O diretor do sindicato explica que, entre os casos de abandono de cargo, a principal causa são os baixos salários. Na última década, 112 professores foram demitidos por essa razão. “Isso certamente tem relação com a questão salarial”, garante André Luiz da Conceição.
Punição com efeito educativo
Demitida no ano passado, a especialista em políticas públicas e gestão governamental da Secretaria de Justiça Lúcia Helena Alves Santana é acusada de enriquecimento ilícito. No caso da servidora, que era concursada, o processo foi mais rápido. Admitida nos quadros do GDF em 2009, Lúcia Helena se envolveu nas supostas irregularidades em 2011 e, no ano seguinte, acabou demitida pelo governo local.
Segundo denúncia do Ministério Público, ela teria fraudado ata do Conselho do Fundo de Defesa do Consumidor do Distrito Federal e inseriu o número de sua conta-corrente bancária pessoal, induzindo empresas multadas pelo Procon a efetuarem depósitos bancários em seu favor. Ainda de acordo com a denúncia, a servidora se apropriou de R$ 155 mil.

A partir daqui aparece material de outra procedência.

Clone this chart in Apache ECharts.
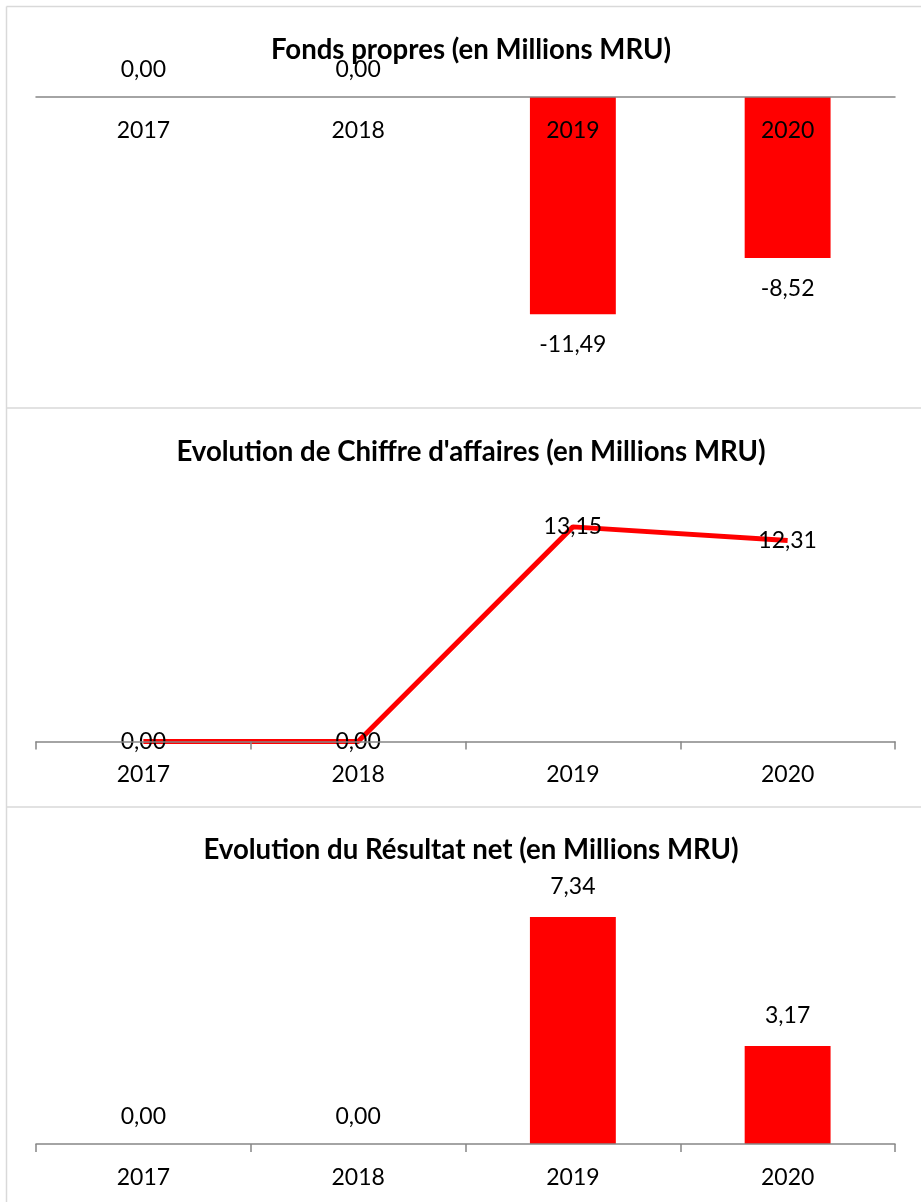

A secretária de Transparência, Vânia Vieira, diz que o trabalho da corregedoria é importante para coibir irregularidades, mas também para servir de exemplo contra a impunidade. “Além de combater a corrupção, a aplicação de sanções devidas ajuda a lutar contra impunidade, o que tem um excelente efeito inibitório. Quando se pune exemplarmente, isso inibe a prática de novas irregularidades”, comenta Vânia Vieira.